[START OF Input]
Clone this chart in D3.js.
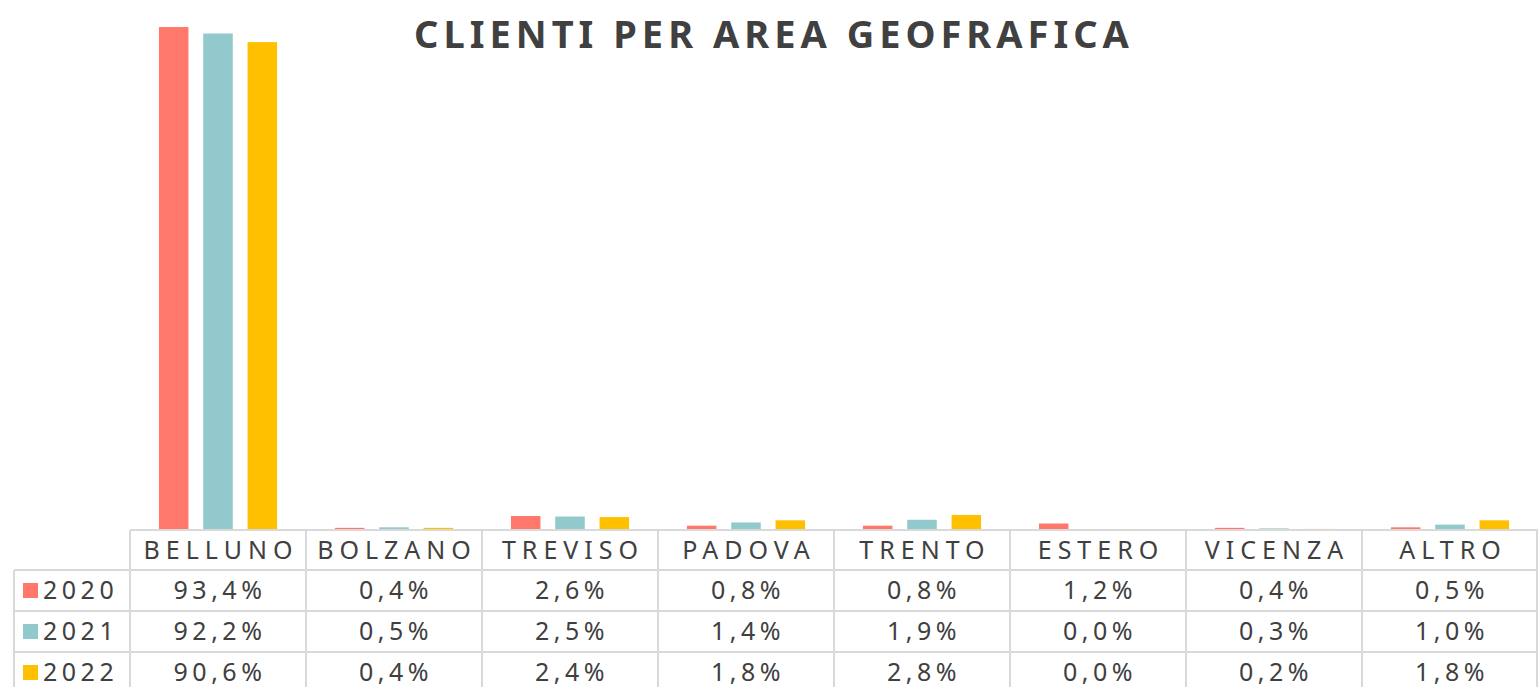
<!DOCTYPE html>
<html>
<head>
<meta charset="utf-8">
<script src="https://cdn.jsdelivr.net/npm/d3@7"></script>
<style>
  body { margin: 0; background: #fff; }
  svg { display: block; }
  text { font-family: "Noto Sans", "Open Sans", sans-serif; fill: #404040; }
  .title { font-weight: 700; font-size: 38px; letter-spacing: 5px; }
  .head { font-size: 25px; letter-spacing: 6px; }
  .cell { font-size: 25px; letter-spacing: 4.5px; }
</style>
</head>
<body>
<div id="chart"></div>
<script>
// data
var categories = ["BELLUNO", "BOLZANO", "TREVISO", "PADOVA", "TRENTO", "ESTERO", "VICENZA", "ALTRO"];
var years = ["2020", "2021", "2022"];
var values2020 = [93.4, 0.4, 2.6, 0.8, 0.8, 1.2, 0.4, 0.5];
var values2021 = [92.2, 0.5, 2.5, 1.4, 1.9, 0.0, 0.3, 1.0];
var values2022 = [90.6, 0.4, 2.4, 1.8, 2.8, 0.0, 0.2, 1.8];
var colors = ["#ff786b", "#91c9cc", "#ffc000"];

var seriesValues = [values2020, values2021, values2022];

var svgWidth = 1538;
var svgHeight = 687;

var plotLeft = 130,
    plotRight = 1538,
    baseline = 530,
    rowHeight = 41,
    headHeight = 40,
    legendLeft = 14;

var svg = d3.select("#chart")
  .append("svg")
  .attr("width", svgWidth)
  .attr("height", svgHeight);

// scales
var x0 = d3.scaleBand()
  .domain(categories)
  .range([plotLeft, plotRight]);

var x1 = d3.scaleBand()
  .domain(years)
  .range([0, x0.bandwidth()])
  .paddingInner(0.334)
  .paddingOuter(0.653);

var y = d3.scaleLinear()
  .domain([0, 100])
  .range([baseline, -8.5]);

// title
svg.append("text")
  .attr("class", "title")
  .attr("x", 774)
  .attr("y", 48)
  .attr("text-anchor", "middle")
  .text("CLIENTI PER AREA GEOFRAFICA");

// bars
var groups = svg.append("g")
  .selectAll("g")
  .data(years)
  .enter()
  .append("g")
  .attr("fill", (d, i) => colors[i]);

groups.selectAll("rect")
  .data((d, i) => seriesValues[i].map((v, j) => ({ year: d, cat: categories[j], value: v })))
  .enter()
  .append("rect")
  .attr("x", d => x0(d.cat) + x1(d.year))
  .attr("width", x1.bandwidth())
  .attr("y", d => y(d.value))
  .attr("height", d => y(0) - y(d.value));

// data table
var table = svg.append("g")
  .attr("stroke", "#d9d9d9")
  .attr("stroke-width", 2);

var tableBottom = baseline + headHeight + rowHeight * years.length;

// horizontal lines
table.append("line")
  .attr("x1", plotLeft).attr("x2", plotRight)
  .attr("y1", baseline).attr("y2", baseline);

years.forEach(function(yr, i) {
  var yy = baseline + headHeight + rowHeight * i;
  table.append("line")
    .attr("x1", legendLeft).attr("x2", plotRight)
    .attr("y1", yy).attr("y2", yy);
});

// vertical lines
categories.forEach(function(c) {
  table.append("line")
    .attr("x1", x0(c)).attr("x2", x0(c))
    .attr("y1", baseline).attr("y2", tableBottom);
});
table.append("line")
  .attr("x1", plotRight - 1).attr("x2", plotRight - 1)
  .attr("y1", baseline).attr("y2", tableBottom);
table.append("line")
  .attr("x1", legendLeft).attr("x2", legendLeft)
  .attr("y1", baseline + headHeight).attr("y2", tableBottom);

// header labels
svg.append("g")
  .selectAll("text")
  .data(categories)
  .enter()
  .append("text")
  .attr("class", "head")
  .attr("x", d => x0(d) + x0.bandwidth() / 2 + 3)
  .attr("y", baseline + 29)
  .attr("text-anchor", "middle")
  .text(d => d);

var fmt = d3.format(".1f");

// rows
years.forEach(function(yr, i) {
  var rowTop = baseline + headHeight + rowHeight * i;

  svg.append("rect")
    .attr("x", 23)
    .attr("y", rowTop + 13)
    .attr("width", 15)
    .attr("height", 15)
    .attr("fill", colors[i]);

  svg.append("text")
    .attr("class", "cell")
    .attr("x", 43)
    .attr("y", rowTop + 29)
    .text(yr);

  svg.append("g")
    .selectAll("text")
    .data(seriesValues[i])
    .enter()
    .append("text")
    .attr("class", "cell")
    .attr("x", (d, j) => x0(categories[j]) + x0.bandwidth() / 2 + 2)
    .attr("y", rowTop + 29)
    .attr("text-anchor", "middle")
    .text(d => fmt(d).replace(".", ",") + "%");
});
</script>
</body>
</html>
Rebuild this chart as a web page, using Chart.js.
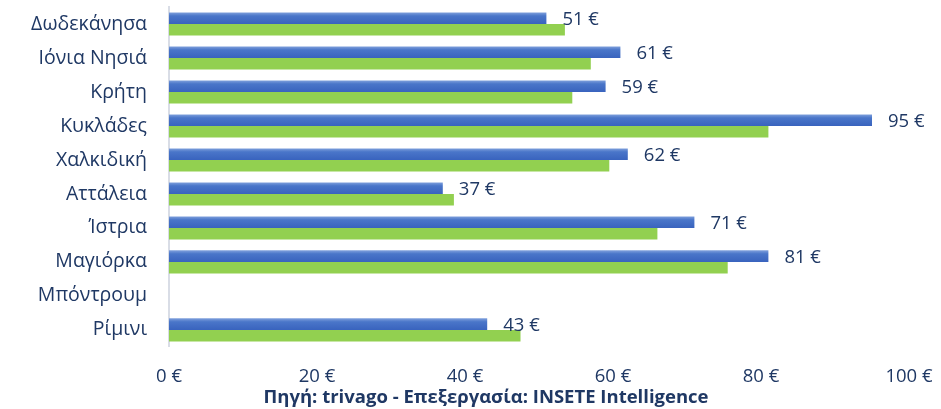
<!DOCTYPE html>
<html>
<head>
<meta charset="utf-8">
<script src="https://cdn.jsdelivr.net/npm/chart.js@4"></script>
<style>
html,body{margin:0;padding:0;background:#fff;}
#wrap{width:941px;height:409px;position:relative;}
</style>
</head>
<body>
<div id="wrap"><canvas id="c"></canvas></div>
<script>
const categories = ["Δωδεκάνησα","Ιόνια Νησιά","Κρήτη","Κυκλάδες","Χαλκιδική","Αττάλεια","Ίστρια","Μαγιόρκα","Μπόντρουμ","Ρίμινι"];
const blueValues = [51, 61, 59, 95, 62, 37, 71, 81, null, 43];
const greenValues = [53.5, 57, 54.5, 81, 59.5, 38.5, 66, 75.5, null, 47.5];
const xTicks = [0, 20, 40, 60, 80, 100];
const sourceText = "Πηγή: trivago - Επεξεργασία: INSETE Intelligence";

const navy = "#1F3864";
const FONT = "'Open Sans', sans-serif";

const labelPlugin = {
  id: "barLabels",
  afterDatasetsDraw(chart) {
    const ctx = chart.ctx;
    const meta = chart.getDatasetMeta(0);
    ctx.save();
    ctx.font = "18.5px " + FONT;
    ctx.fillStyle = navy;
    ctx.textAlign = "left";
    ctx.textBaseline = "middle";
    meta.data.forEach((bar, i) => {
      const v = blueValues[i];
      if (v == null) return;
      ctx.fillText(v + " €", bar.x + 16, bar.y + 2);
    });
    ctx.restore();
  }
};

function blueFill(context) {
  const chart = context.chart;
  const ys = chart.scales && chart.scales.y;
  if (!ys || context.dataIndex === undefined || !chart.chartArea) return "#4472C4";
  const center = ys.getPixelForValue(context.dataIndex);
  const h = (ys.height / categories.length) * 0.68 / 2;
  const g = chart.ctx.createLinearGradient(0, center - h, 0, center);
  g.addColorStop(0, "#7FA0DC");
  g.addColorStop(0.3, "#4A76C9");
  g.addColorStop(1, "#3963BE");
  return g;
}

new Chart(document.getElementById("c"), {
  type: "bar",
  data: {
    labels: categories,
    datasets: [
      { data: blueValues, backgroundColor: blueFill, categoryPercentage: 0.68, barPercentage: 1 },
      { data: greenValues, backgroundColor: "#92D050", categoryPercentage: 0.68, barPercentage: 1 }
    ]
  },
  options: {
    indexAxis: "y",
    responsive: true,
    maintainAspectRatio: false,
    animation: false,
    layout: { padding: { left: 31, right: 0, top: 7, bottom: 0 } },
    plugins: {
      legend: { display: false },
      tooltip: { enabled: false },
      title: {
        display: true,
        position: "bottom",
        text: sourceText,
        color: navy,
        font: { family: FONT, size: 18.5, weight: "bold" },
        padding: { top: 3, bottom: 0 }
      }
    },
    scales: {
      x: {
        min: 0, max: 100,
        afterBuildTicks(scale) { scale.ticks = xTicks.map(v => ({ value: v })); },
        afterFit(scale) { scale.paddingLeft = 0; scale.paddingRight = 32; scale.height = 36.9; },
        grid: { display: false, drawTicks: false },
        border: { display: false },
        ticks: {
          color: navy,
          font: { family: FONT, size: 18.5 },
          padding: 19,
          maxRotation: 0,
          callback: v => v + " €"
        }
      },
      y: {
        grid: { display: false, drawTicks: false },
        border: { display: true, color: "#D9DDE6", width: 2 },
        afterFit(scale) { scale.width = 138; scale.paddingTop = 0; scale.paddingBottom = 0; },
        ticks: {
          color: navy,
          font: { family: FONT, size: 19.5 },
          padding: 22
        }
      }
    }
  },
  plugins: [labelPlugin]
});
</script>
</body>
</html>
[END OF Input]
▶ [What you should do]: From the first line above to the line containing "y(0) - y(d.value));", repeat each line exactly. Pictures stay out.

▶ [The answer]:
Clone this chart in D3.js.
<!DOCTYPE html>
<html>
<head>
<meta charset="utf-8">
<script src="https://cdn.jsdelivr.net/npm/d3@7"></script>
<style>
  body { margin: 0; background: #fff; }
  svg { display: block; }
  text { font-family: "Noto Sans", "Open Sans", sans-serif; fill: #404040; }
  .title { font-weight: 700; font-size: 38px; letter-spacing: 5px; }
  .head { font-size: 25px; letter-spacing: 6px; }
  .cell { font-size: 25px; letter-spacing: 4.5px; }
</style>
</head>
<body>
<div id="chart"></div>
<script>
// data
var categories = ["BELLUNO", "BOLZANO", "TREVISO", "PADOVA", "TRENTO", "ESTERO", "VICENZA", "ALTRO"];
var years = ["2020", "2021", "2022"];
var values2020 = [93.4, 0.4, 2.6, 0.8, 0.8, 1.2, 0.4, 0.5];
var values2021 = [92.2, 0.5, 2.5, 1.4, 1.9, 0.0, 0.3, 1.0];
var values2022 = [90.6, 0.4, 2.4, 1.8, 2.8, 0.0, 0.2, 1.8];
var colors = ["#ff786b", "#91c9cc", "#ffc000"];

var seriesValues = [values2020, values2021, values2022];

var svgWidth = 1538;
var svgHeight = 687;

var plotLeft = 130,
    plotRight = 1538,
    baseline = 530,
    rowHeight = 41,
    headHeight = 40,
    legendLeft = 14;

var svg = d3.select("#chart")
  .append("svg")
  .attr("width", svgWidth)
  .attr("height", svgHeight);

// scales
var x0 = d3.scaleBand()
  .domain(categories)
  .range([plotLeft, plotRight]);

var x1 = d3.scaleBand()
  .domain(years)
  .range([0, x0.bandwidth()])
  .paddingInner(0.334)
  .paddingOuter(0.653);

var y = d3.scaleLinear()
  .domain([0, 100])
  .range([baseline, -8.5]);

// title
svg.append("text")
  .attr("class", "title")
  .attr("x", 774)
  .attr("y", 48)
  .attr("text-anchor", "middle")
  .text("CLIENTI PER AREA GEOFRAFICA");

// bars
var groups = svg.append("g")
  .selectAll("g")
  .data(years)
  .enter()
  .append("g")
  .attr("fill", (d, i) => colors[i]);

groups.selectAll("rect")
  .data((d, i) => seriesValues[i].map((v, j) => ({ year: d, cat: categories[j], value: v })))
  .enter()
  .append("rect")
  .attr("x", d => x0(d.cat) + x1(d.year))
  .attr("width", x1.bandwidth())
  .attr("y", d => y(d.value))
  .attr("height", d => y(0) - y(d.value));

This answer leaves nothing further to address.